Christine King’ola is a small-scale farmer who lives in Taveta town on the Kenya-Tanzania border and owns about two hectares of land, where she grows bananas and does dairy farming.

Her small-scale banana business was promising until the Covid-19 pandemic struck. With all the borders closed and the restrictions of movement, King’ola could no longer sell her bananas to neighboring Tanzania, causing them to rotten and her income to

“From June 2020, I couldn’t go out to sell my bananas,” King’ola said.

“What I had already consigned to the market was thrown away in my absence,” King’ola recalled. “I was disappointed and disheartened.”

Despite the Covid-19 crisis, she struggled to move forward.

“The pandemic pushed me to think about how I use the bananas from my farm,” she said.

“I realized it was too soon to give up. I was still determined to grow and thrive in business.”

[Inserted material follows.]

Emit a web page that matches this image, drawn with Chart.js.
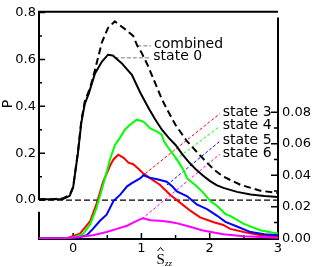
<!DOCTYPE html>
<html>
<head>
<meta charset="utf-8">
<script src="https://cdn.jsdelivr.net/npm/chart.js@4.4.1/dist/chart.umd.min.js"></script>
<style>
  body { margin: 0; background: #fff; }
  canvas { display: block; }
</style>
</head>
<body>
<canvas id="chart" width="312" height="267"></canvas>
<script>
// ---- data (x = S_zz) --------------------------------------------------

// black curves, left axis (P)
const combined = [[-0.5,.004],[-0.3,.004],[-0.15,.007],[-0.05,.022],[0,.056],[0.07,.205],[0.12,.34],[0.17,.42],
  [0.25,.48],[0.32,.555],[0.42,.672],[0.51,.734],[0.61,.762],[0.76,.729],[0.88,.70],[0.94,.658],[1.0,.63],
  [1.1,.57],[1.2,.50],[1.3,.43],[1.37,.39],[1.5,.32],[1.67,.25],[1.86,.19],[2.06,.13],[2.2,.10],[2.45,.065],
  [2.74,.04],[3.0,.03]];
const state0 = [[-0.5,.003],[-0.3,.003],[-0.15,.005],[-0.05,.018],[0,.054],[0.07,.2],[0.12,.33],[0.17,.41],
  [0.23,.455],[0.32,.54],[0.42,.59],[0.51,.62],[0.58,.617],[0.71,.584],[0.86,.534],[0.98,.46],[1.1,.395],
  [1.2,.345],[1.3,.30],[1.4,.265],[1.5,.235],[1.6,.195],[1.7,.16],[1.8,.13],[1.9,.105],[2.0,.082],[2.1,.064],
  [2.2,.052],[2.4,.035],[2.6,.024],[2.8,.017],[3.0,.013]];

// coloured curves, right axis
const state3 = [[-0.5,0],[-0.1,0],[0.1,.003],[0.25,.011],[0.34,.0215],[0.44,.036],[0.54,.046],[0.59,.050],
  [0.66,.053],[0.74,.051],[0.81,.048],[0.88,.047],[0.96,.044],[1.03,.041],[1.13,.038],[1.27,.034],[1.42,.0277],
  [1.57,.0225],[1.72,.0174],[1.86,.0133],[2.06,.0102],[2.2,.0085],[2.3,.006],[2.5,.004],[2.75,.002],[3,.001]];
const state4 = [[-0.5,0],[-0.1,0],[0,.0005],[0.15,.003],[0.25,.009],[0.34,.019],[0.44,.034],[0.54,.050],
  [0.61,.059],[0.69,.064],[0.76,.069],[0.83,.0718],[0.93,.0752],[1.03,.074],[1.13,.0697],[1.23,.0677],
  [1.3,.0656],[1.33,.0615],[1.4,.057],[1.47,.053],[1.55,.048],[1.62,.043],[1.67,.038],[1.81,.033],[1.91,.0287],
  [2.01,.0236],[2.11,.0205],[2.23,.0154],[2.3,.0143],[2.5,.0092],[2.75,.005],[3,.003]];
const state5 = [[-0.5,0],[0,0],[0.05,.0003],[0.2,.002],[0.29,.006],[0.39,.011],[0.49,.015],[0.59,.0236],
  [0.69,.0277],[0.79,.033],[0.86,.035],[0.98,.038],[1.03,.040],[1.12,.0385],[1.23,.0375],[1.37,.0359],
  [1.45,.033],[1.52,.0297],[1.67,.0267],[1.81,.0215],[1.96,.0185],[2.11,.0143],[2.23,.0105],[2.4,.0075],
  [2.6,.004],[2.8,.0026],[3,.002]];
const state6 = [[-0.5,0],[-0.1,0],[0.1,.001],[0.29,.002],[0.49,.004],[0.64,.006],[0.79,.008],[0.88,.010],
  [1.0,.0125],[1.03,.0127],[1.13,.0115],[1.27,.0112],[1.4,.0106],[1.5,.0098],[1.7,.0075],[1.9,.005],
  [2.2,.0026],[2.5,.0014],[3,.0004]];

// horizontal reference at P = 0
const zeroLine = [[-0.5,0],[3,0]];

// label leader lines (data coords) and texts
const comboLink = [[0.94,0.658],[1.14,0.658]];
const state0Link = [[0.61,0.607],[1.13,0.607]];
const state3Link = [[1.054,0.041],[2.147,0.079]];
const state4Link = [[1.5,0.050],[2.147,0.0709]];
const state5Link = [[1.373,0.0338],[2.147,0.0615]];
const state6Link = [[1.006,0.0123],[2.147,0.0533]];
const labelNames = ['combined','state 0','state 3','state 4','state 5','state 6'];

// ticks
const xTicks = [0,1,2,3];
const xMinor = [0.5,1.5,2.5];
const pTicks = [0,0.2,0.4,0.6,0.8];
const pMinor = [0.1,0.3,0.5,0.7];
const rTicks = [0,0.02,0.04,0.06,0.08];
const rMinor = [0.01,0.03,0.05,0.07];

// -----------------------------------------------------------------------

const FONT = 'DejaVu Sans';
const pts = arr => arr.map(p => ({x: p[0], y: p[1]}));

function curve(data, color, axis, extra) {
  return Object.assign({
    data: pts(data), yAxisID: axis, borderColor: color, borderWidth: 2,
    pointRadius: 0, tension: 0, fill: false
  }, extra || {});
}

const links = [
  {data: comboLink, axis: 'y', color: '#a8a8a8', name: labelNames[0]},
  {data: state0Link, axis: 'y', color: '#a8a8a8', name: labelNames[1]},
  {data: state3Link, axis: 'y2', color: '#ff0000', name: labelNames[2]},
  {data: state4Link, axis: 'y2', color: '#00ff00', name: labelNames[3]},
  {data: state5Link, axis: 'y2', color: '#0000ff', name: labelNames[4]},
  {data: state6Link, axis: 'y2', color: '#ff00ff', name: labelNames[5]}
];

const datasets = [
  curve(state0, '#000', 'y', {order: 0}),
  curve(combined, '#000', 'y', {order: 1, borderDash: [7, 4]}),
  curve(state6, '#ff00ff', 'y2', {order: 2}),
  curve(state5, '#0000ff', 'y2', {order: 3}),
  curve(state4, '#00ff00', 'y2', {order: 4}),
  curve(state3, '#ff0000', 'y2', {order: 5}),
  curve(zeroLine, '#000', 'y', {order: 6, borderWidth: 1.2, borderDash: [6, 3]})
];
links.forEach((l, i) => {
  const gray = l.axis === 'y';
  datasets.push(curve(l.data, l.color, l.axis, {
    order: 7 + i, borderWidth: gray ? 1.5 : 1, borderDash: gray ? [4, 2] : [3, 2]
  }));
});

const frame = {
  id: 'frame',
  beforeDatasetsDraw(chart) {
    const ctx = chart.ctx, a = chart.chartArea;
    const sx = chart.scales.x, sy = chart.scales.y, sr = chart.scales.y2;
    ctx.save();
    ctx.strokeStyle = '#000';
    ctx.lineWidth = 2;
    ctx.beginPath();
    // top + upper left spine
    ctx.moveTo(a.right, a.top); ctx.lineTo(a.left, a.top); ctx.lineTo(a.left, sy.getPixelForValue(0));
    // lower left + bottom + right spine
    ctx.moveTo(a.left, sy.getPixelForValue(-0.05)); ctx.lineTo(a.left, a.bottom);
    ctx.lineTo(a.right, a.bottom); ctx.lineTo(a.right, sr.getPixelForValue(0.14));
    ctx.stroke();

    ctx.lineWidth = 1.5;
    ctx.beginPath();
    pTicks.forEach(v => { const y = sy.getPixelForValue(v); ctx.moveTo(a.left, y); ctx.lineTo(a.left + 6, y); });
    pMinor.forEach(v => { const y = sy.getPixelForValue(v); ctx.moveTo(a.left, y); ctx.lineTo(a.left + 3, y); });
    rTicks.forEach(v => { const y = sr.getPixelForValue(v); ctx.moveTo(a.right, y); ctx.lineTo(a.right - 7, y); });
    rMinor.forEach(v => { const y = sr.getPixelForValue(v); ctx.moveTo(a.right, y); ctx.lineTo(a.right - 4, y); });
    xTicks.forEach(v => { const x = sx.getPixelForValue(v); ctx.moveTo(x, a.bottom); ctx.lineTo(x, a.bottom - 6); });
    xMinor.forEach(v => { const x = sx.getPixelForValue(v); ctx.moveTo(x, a.bottom); ctx.lineTo(x, a.bottom - 4); });
    ctx.stroke();
    ctx.restore();
  },
  afterDraw(chart) {
    const ctx = chart.ctx, sx = chart.scales.x;
    ctx.save();
    ctx.fillStyle = '#000';
    ctx.textBaseline = 'middle';
    ctx.font = '14px ' + FONT;
    links.forEach(l => {
      const end = l.data[1];
      const x = sx.getPixelForValue(end[0]) + 3;
      const y = chart.scales[l.axis].getPixelForValue(end[1]) - 1;
      ctx.fillText(l.name, x, y);
    });

    // y title
    ctx.save();
    ctx.translate(8, 104);
    ctx.rotate(-Math.PI / 2);
    ctx.textAlign = 'center';
    ctx.font = '14px ' + FONT;
    ctx.fillText('P', 0, 0);
    ctx.restore();

    // x title: S hat, subscript zz
    ctx.textBaseline = 'alphabetic';
    ctx.font = '15px "Liberation Serif"';
    ctx.fillText('S', 156.5, 264);
    ctx.strokeStyle = '#000';
    ctx.lineWidth = 1;
    ctx.beginPath();
    ctx.moveTo(157.5, 251); ctx.lineTo(160.5, 247.5); ctx.lineTo(163.5, 251);
    ctx.stroke();
    ctx.font = 'italic 9px "Liberation Serif"';
    ctx.fillText('zz', 165, 266);
    ctx.restore();
  }
};

const tickFont = {family: FONT, size: 13};

new Chart(document.getElementById('chart'), {
  type: 'line',
  data: {datasets: datasets},
  options: {
    responsive: false,
    animation: false,
    events: [],
    layout: {padding: {top: 5, left: 0, right: 0, bottom: 0}},
    plugins: {legend: {display: false}, tooltip: {enabled: false}},
    scales: {
      x: {
        type: 'linear', min: -0.5, max: 3,
        grid: {display: false, drawTicks: false}, border: {display: false},
        ticks: {font: tickFont, color: '#000', padding: 2, maxRotation: 0, callback: v => String(v)},
        afterBuildTicks: s => { s.ticks = xTicks.map(v => ({value: v})); },
        afterFit: s => { s.height = 28; }
      },
      y: {
        position: 'left', min: -0.166, max: 0.803,
        grid: {display: false, drawTicks: false}, border: {display: false},
        ticks: {font: tickFont, color: '#000', padding: 3, callback: v => v.toFixed(1)},
        afterBuildTicks: s => { s.ticks = pTicks.map(v => ({value: v})); },
        afterFit: s => { s.width = 39; }
      },
      y2: {
        position: 'right', min: -0.0004, max: 0.1436,
        grid: {display: false, drawTicks: false}, border: {display: false},
        ticks: {font: tickFont, color: '#000', padding: 4, callback: v => v.toFixed(2)},
        afterBuildTicks: s => { s.ticks = rTicks.map(v => ({value: v})); },
        afterFit: s => { s.width = 34; }
      }
    }
  },
  plugins: [frame]
});
</script>
</body>
</html>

She got an idea of how she could generate income by raising pigs and feeding them with bananas. With that, she wouldn’t have to worry about the cost of feeding her pigs and food loss.

She sold two of her low-yielding dairy cows and bought four pigs – one boar and three sows. She fed them with bananas and other products from her farm.

She was able to save the money she would have otherwise spent on commercial feed. She also got bananas from neighbouring farms for free. By December 2020, she had 21 pigs.

In June 2021, Covid-19 restrictions eased and cross-border trade between Kenya and Tanzania resumed.

King’ola’s banana business started to boom again. With bananas fetching higher prices, it was no longer cost-effective to use them to feed her pigs, so she sold all the pigs and refocused on selling bananas.

She gained confidence and decided to venture into new business opportunities.

In November 2021, she attended a workshop for cross-border traders, which was part of an empowerment project by the United Nation Conference on Trade and Development’s (UNCTAD) trade, gender, and development programme.

Equipped with knowledge gained from the training, she started selling maize and beans across the border, setting up a network of suppliers and buyers in and beyond her hometown to boost her small-scale farming.

King’ola said the UNCTAD workshop sharpened her entrepreneurial skills. She learned how to better estimate costs and profit margins and leverage market opportunities.

It empowered her to diversify the range of cereals beyond maize and beans, which boosted her income. It also improved her skills in keeping business and financial records and collecting information on suppliers and customers before embarking on a new business.

King’ola credited UNCTAD’s training with enhancing her understanding of customs rules and procedures, saying it “has made my business life easier.”

Previously, she used to sell the cereals through unofficial routes to evade taxes and duties, but she ended up incurring losses.

There were times when she had to pay bribes, lost consignments to porters, and dealt with fines and penalties when her goods were seized by customs officials.

“The training showed me that cereals can be traded between Kenya and Tanzania duty-free and the levies charged are not as high as other traders and I thought them to be,” she said.

Now her priority is safety and security. Official crossing routes provide a guarantee.

She also recognizes the importance of correctly filling out customs forms and declaring all goods, backed by her experience that truthful declarations have been met with fair assessments of the taxes and levies due.

Traders like her also have legal avenues to file a complaint if they find an assessment unfair.

“I am now more confident than ever in crossing the border to Tanzania and procuring goods there,” King’ola said.

“Because I have in-depth knowledge of my rights and obligations as a small-scale cross-border trader,” she added, “I trust that my business has a bright future.”